The more we react, the more sensitive we become until we start reacting over every little thing. Either that, or we become insensitive and shut down.

Remember how you used to be? Once upon a time, you were able to take things reasonably and in stride. Although things happened that you didn’t like, and people were sometimes mean or confusing, you could cope. You had hope for the future, dreams of things you wanted to accomplish, and were confident that you could deal with what life threw your way.

But as the years went by, you began to lose your joie de vivre, your verve and your optimism.
Life, for many of us, started to become a drag. Many of us began to dread going to work or facing our child’s school teacher. We dreaded another round of treatments, another mailbox full of bills, or another argument with our spouse.

We might have started to become irritable, snapping at our kids and loved ones. At work or out in the world, we encountered unfairness, meanness or arrogance. We became upset and said nothing. But then we came home and took it out on our family—the very ones we should have been kindest to. Instead of protecting them from the craziness out there, it started to get to us and we brought the craziness home and inflicted it and our pain on our loved ones. The very ones who were the most innocent.

If any of this describes you, then you must realize that your sensitivity, negativity, and loss of control have to do with over-reacting. By over-reacting you make things into a stress. And when it becomes a stress, a predicable series of bodily changes occur as your body reacts to the stress (you created).

In order to recover your poise and positive state of mind, you must re-find your own calm center of dignity from which you can flow.
You see, our spiritual well being is lost when we lose control through reacting and over reacting.

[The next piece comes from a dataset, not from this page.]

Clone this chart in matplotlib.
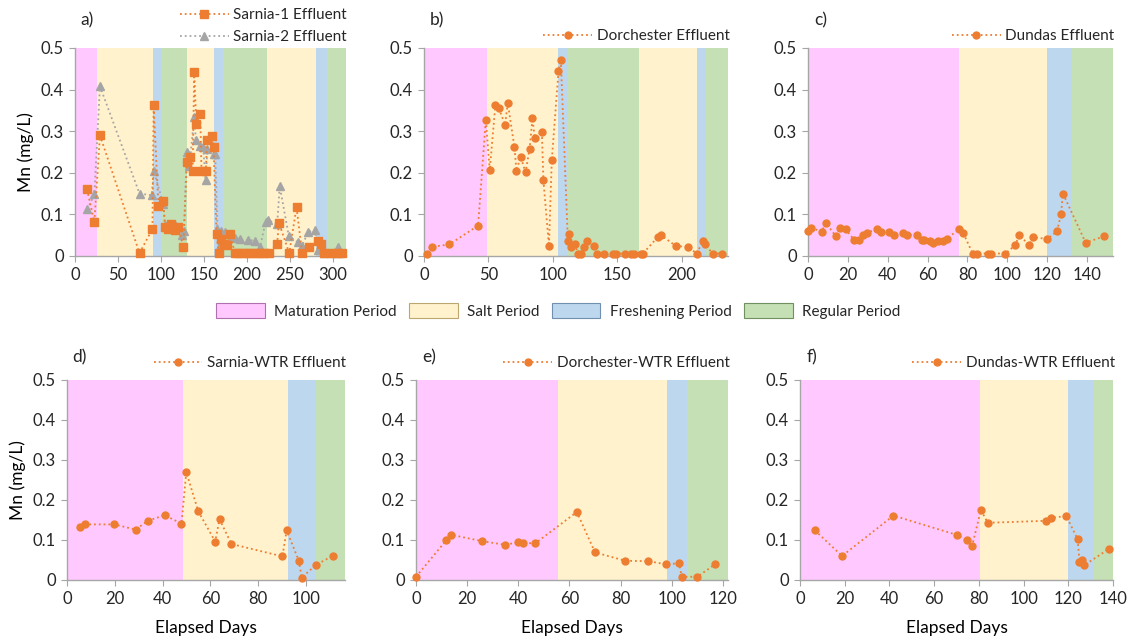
import matplotlib
matplotlib.use("Agg")
import matplotlib.pyplot as plt
from matplotlib.patches import Patch
from matplotlib.ticker import FuncFormatter

plt.rcParams["font.family"] = ["Lato", "DejaVu Sans"]
plt.rcParams["text.color"] = "#262626"

# ── Data ───────────────────────────────────────────────────────────────────
sarnia1_x = [14, 22.5, 29, 75, 90, 91.4, 97, 102.6, 104.5, 108, 112, 116, 120, 126,
             130, 133.6, 136.7, 138.6, 141, 145.6, 147, 152, 153.7, 158.7, 161, 164.5,
             167, 170, 173, 177, 180, 186, 190, 195, 200, 205, 210, 215, 220, 225,
             235, 237, 249, 257.5, 264, 271.6, 282, 286, 290, 297, 305, 310]
sarnia1_y = [0.16, 0.082, 0.29, 0.007, 0.065, 0.362, 0.12, 0.132, 0.07, 0.064, 0.078,
             0.062, 0.07, 0.022, 0.226, 0.238, 0.204, 0.442, 0.318, 0.342, 0.204, 0.204,
             0.278, 0.288, 0.262, 0.054, 0.007, 0.04, 0.028, 0.027, 0.052, 0.007, 0.007,
             0.007, 0.007, 0.007, 0.007, 0.007, 0.007, 0.007, 0.03, 0.08, 0.007, 0.117,
             0.007, 0.022, 0.035, 0.03, 0.007, 0.007, 0.007, 0.007]

sarnia2_x = [14.3, 22.5, 29, 75, 89, 91.8, 102.6, 105, 108, 112, 116, 120, 124, 126.6,
             130, 133, 138.6, 140.5, 145, 149, 151.8, 154, 161, 163, 165.6, 167, 170,
             174, 178, 182, 186, 192, 201, 209, 215, 221.5, 224.5, 235, 238, 248.5,
             259, 264, 271, 279, 282, 290, 300, 305.8, 308]
sarnia2_y = [0.112, 0.148, 0.408, 0.15, 0.146, 0.204, 0.124, 0.074, 0.075, 0.072, 0.074,
             0.07, 0.05, 0.06, 0.25, 0.217, 0.335, 0.278, 0.265, 0.262, 0.183, 0.258,
             0.245, 0.245, 0.066, 0.02, 0.06, 0.058, 0.052, 0.046, 0.044, 0.04, 0.038,
             0.037, 0.022, 0.081, 0.086, 0.076, 0.168, 0.048, 0.033, 0.025, 0.058,
             0.062, 0.014, 0.007, 0.007, 0.022, 0.007]

dorch_x = [2.6, 6.5, 19.7, 42, 48, 51, 55.4, 58, 63, 65, 70.2, 71.8, 75, 78.8, 82,
           84.2, 86, 91.5, 92.7, 97, 99.2, 104.4, 106.2, 111.7, 112.2, 114.2, 117,
           119.7, 121.8, 124, 126.4, 132, 134.5, 139.6, 147, 149, 156, 161, 163, 168.4,
           170, 181.3, 184, 195.6, 205, 211.7, 216.3, 218, 224, 231]
dorch_y = [0.005, 0.022, 0.028, 0.073, 0.328, 0.206, 0.362, 0.356, 0.315, 0.368, 0.262,
           0.205, 0.239, 0.201, 0.258, 0.331, 0.283, 0.299, 0.182, 0.024, 0.23, 0.444,
           0.472, 0.036, 0.054, 0.022, 0.028, 0.006, 0.006, 0.021, 0.037, 0.025, 0.006,
           0.006, 0.006, 0.006, 0.006, 0.006, 0.006, 0.006, 0.006, 0.045, 0.05, 0.024,
           0.022, 0.006, 0.035, 0.029, 0.006, 0.006]

dundas_x = [0, 1.7, 6.9, 8.9, 13.9, 15.9, 18.9, 23.1, 25.8, 27.8, 29.6, 34.6, 36.8,
            40.8, 43, 47.7, 49.8, 54.7, 57, 58.2, 61, 62.9, 65, 67.7, 69.6, 75.8, 77.9,
            82.6, 85, 90.1, 91.8, 99, 104, 106, 110.9, 112.9, 120, 124.9, 126.9, 127.9,
            139.3, 148.3]
dundas_y = [0.059, 0.068, 0.058, 0.08, 0.048, 0.068, 0.064, 0.039, 0.039, 0.051, 0.055,
            0.066, 0.058, 0.058, 0.051, 0.056, 0.05, 0.051, 0.039, 0.039, 0.036, 0.031,
            0.035, 0.035, 0.042, 0.064, 0.055, 0.006, 0.006, 0.006, 0.006, 0.006, 0.026,
            0.051, 0.026, 0.045, 0.041, 0.059, 0.1, 0.15, 0.032, 0.047]

sarnia_wtr_x = [5.6, 7.7, 19.8, 28.7, 33.8, 40.8, 47.9, 49.9, 54.9, 62, 63.8, 68.8,
                90.1, 91.9, 97, 98.2, 104.2, 111.1]
sarnia_wtr_y = [0.132, 0.139, 0.139, 0.126, 0.148, 0.162, 0.141, 0.27, 0.172, 0.096,
                0.152, 0.09, 0.059, 0.124, 0.048, 0.006, 0.038, 0.06]

dorch_wtr_x = [0, 11.8, 13.8, 25.9, 34.9, 39.7, 41.7, 46.7, 62.9, 70, 81.9, 90.9, 97.9,
               102.9, 103.9, 110, 116.9]
dorch_wtr_y = [0.008, 0.099, 0.113, 0.097, 0.088, 0.094, 0.092, 0.092, 0.17, 0.069,
               0.048, 0.047, 0.039, 0.042, 0.008, 0.008, 0.039]

dundas_wtr_x = [6.7, 18.8, 41.8, 70, 74.9, 77, 80.9, 84, 110, 112.1, 119.1, 124.2, 125,
                126.3, 127.2, 138.2]
dundas_wtr_y = [0.124, 0.06, 0.161, 0.113, 0.099, 0.086, 0.175, 0.143, 0.148, 0.155,
                0.16, 0.102, 0.045, 0.05, 0.037, 0.078]

# period boundaries (days) and period sequence per panel
a_bounds = [0, 25.5, 91, 100, 130, 162, 172, 223, 280, 293, 315]
a_periods = ["M", "S", "F", "R", "S", "F", "R", "S", "F", "R"]
b_bounds = [0, 49, 104.4, 112, 167, 211.7, 219, 236]
b_periods = ["M", "S", "F", "R", "S", "F", "R"]
c_bounds = [0, 75.9, 119.9, 132.3, 153]
d_bounds = [0, 48.6, 92.5, 104.2, 116.3]
e_bounds = [0, 55.5, 98.2, 106, 122]
f_bounds = [0, 80.7, 119.7, 131.3, 140]
mscf = ["M", "S", "F", "R"]

period_names = {"M": "Maturation Period", "S": "Salt Period",
                "F": "Freshening Period", "R": "Regular Period"}
period_colors = {"M": "#FFC9FF", "S": "#FFF2CC", "F": "#BDD7EE", "R": "#C5E0B4"}
period_edges = {"M": "#B070B0", "S": "#BBA870", "F": "#7090B0", "R": "#709060"}

ORANGE = "#ED7D31"
GRAY = "#A5A5A5"
AXIS = "#A6A6A6"

W, H = 1134, 641
fig = plt.figure(figsize=(W / 100, H / 100), dpi=100)


def px_axes(l, r, t, b):
    return fig.add_axes([l / W, 1 - b / H, (r - l) / W, (b - t) / H])


def setup(ax, bounds, periods, xmax, xticks, label, label_y,
          ylabel=False, xlabel=False):
    for i, p in enumerate(periods):
        ax.axvspan(bounds[i], bounds[i + 1], color=period_colors[p], lw=0, zorder=0)
    ax.set_xlim(0, xmax)
    ax.set_ylim(0, 0.5)
    ax.set_xticks(xticks)
    ax.set_yticks([0, 0.1, 0.2, 0.3, 0.4, 0.5])
    ax.yaxis.set_major_formatter(FuncFormatter(lambda v, _: "0" if v == 0 else f"{v:.1f}"))
    for s in ["top", "right"]:
        ax.spines[s].set_visible(False)
    for s in ["left", "bottom"]:
        ax.spines[s].set_color(AXIS)
        ax.spines[s].set_linewidth(1.0)
    ax.tick_params(colors=AXIS, labelcolor="#262626", labelsize=12, length=4,
                   direction="out", pad=4)
    ax.text(0.02, label_y, label, transform=ax.transAxes, fontsize=12.5,
            ha="left", va="center")
    if ylabel:
        ax.set_ylabel("Mn (mg/L)", fontsize=12.5, labelpad=5)
    if xlabel:
        ax.set_xlabel("Elapsed Days", fontsize=12.5, labelpad=9)


def series(ax, x, y, color, marker, ms, label):
    ax.plot(x, y, ls=":", lw=1.3, color=color, marker=marker, ms=ms,
            label=label, clip_on=False, zorder=3)


def top_legend(ax, y_anchor=1.0, order=None, spacing=0.3):
    h, l = ax.get_legend_handles_labels()
    if order is not None:
        h = [h[i] for i in order]
        l = [l[i] for i in order]
    ax.legend(h, l, loc="lower right", bbox_to_anchor=(1.02, y_anchor), frameon=False,
              fontsize=11, handlelength=3.2, handletextpad=0.3, borderpad=0.1,
              labelspacing=spacing, borderaxespad=0.2)


# a) Sarnia-1 / Sarnia-2
ax = px_axes(75, 346, 48, 256)
setup(ax, a_bounds, a_periods, 315, range(0, 301, 50), "a)", 1.135, ylabel=True)
series(ax, sarnia2_x, sarnia2_y, GRAY, "^", 5.5, "Sarnia-2 Effluent")
series(ax, sarnia1_x, sarnia1_y, ORANGE, "s", 5.5, "Sarnia-1 Effluent")
top_legend(ax, 0.995, order=[1, 0], spacing=0.55)

# b) Dorchester
ax = px_axes(424, 728, 48, 256)
setup(ax, b_bounds, b_periods, 236, range(0, 201, 50), "b)", 1.135)
series(ax, dorch_x, dorch_y, ORANGE, "o", 5, "Dorchester Effluent")
top_legend(ax)

# c) Dundas
ax = px_axes(808, 1113, 48, 256)
setup(ax, c_bounds, mscf, 153, range(0, 141, 20), "c)", 1.135)
series(ax, dundas_x, dundas_y, ORANGE, "o", 5, "Dundas Effluent")
top_legend(ax)

# d) Sarnia-WTR
ax = px_axes(67, 345, 380, 580)
setup(ax, d_bounds, mscf, 116.3, range(0, 101, 20), "d)", 1.115, ylabel=True, xlabel=True)
series(ax, sarnia_wtr_x, sarnia_wtr_y, ORANGE, "o", 5, "Sarnia-WTR Effluent")
top_legend(ax, 1.025)

# e) Dorchester-WTR
ax = px_axes(416, 728, 380, 580)
setup(ax, e_bounds, mscf, 122, range(0, 121, 20), "e)", 1.115, xlabel=True)
series(ax, dorch_wtr_x, dorch_wtr_y, ORANGE, "o", 5, "Dorchester-WTR Effluent")
top_legend(ax, 1.025)

# f) Dundas-WTR
ax = px_axes(800, 1113, 380, 580)
setup(ax, f_bounds, mscf, 140, range(0, 141, 20), "f)", 1.115, xlabel=True)
series(ax, dundas_wtr_x, dundas_wtr_y, ORANGE, "o", 5, "Dundas-WTR Effluent")
top_legend(ax, 1.025)

# period legend in the middle
handles = [Patch(facecolor=period_colors[k], edgecolor=period_edges[k], lw=0.8,
                 label=period_names[k]) for k in mscf]
fig.legend(handles=handles, loc="center", bbox_to_anchor=(558 / W, 1 - 311 / H), ncol=4,
           frameon=False, fontsize=11, handlelength=3.2, handleheight=1.15,
           handletextpad=0.6, columnspacing=0.8)

fig.savefig("out.png", dpi=100)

That is what we have done. We didn't want to, but when we were kids, someone upset us and emotionalized us. We fell away from the self reliant, free spirit we were and became dependent on the very ones who had upset us.
Spiritual recovery involves re-finding your calm center of dignity. There you find your God given intuition, as well as the inner motivation to live and move and have your being.
I have discovered a simple meditation that teaches you how to calm down and become centered--something like you were long ago before you became emotional and externalized. I the free resources tab at the top of this webpage, you can find out where to listen to the meditation.It is free.




Find the blessed state of mind.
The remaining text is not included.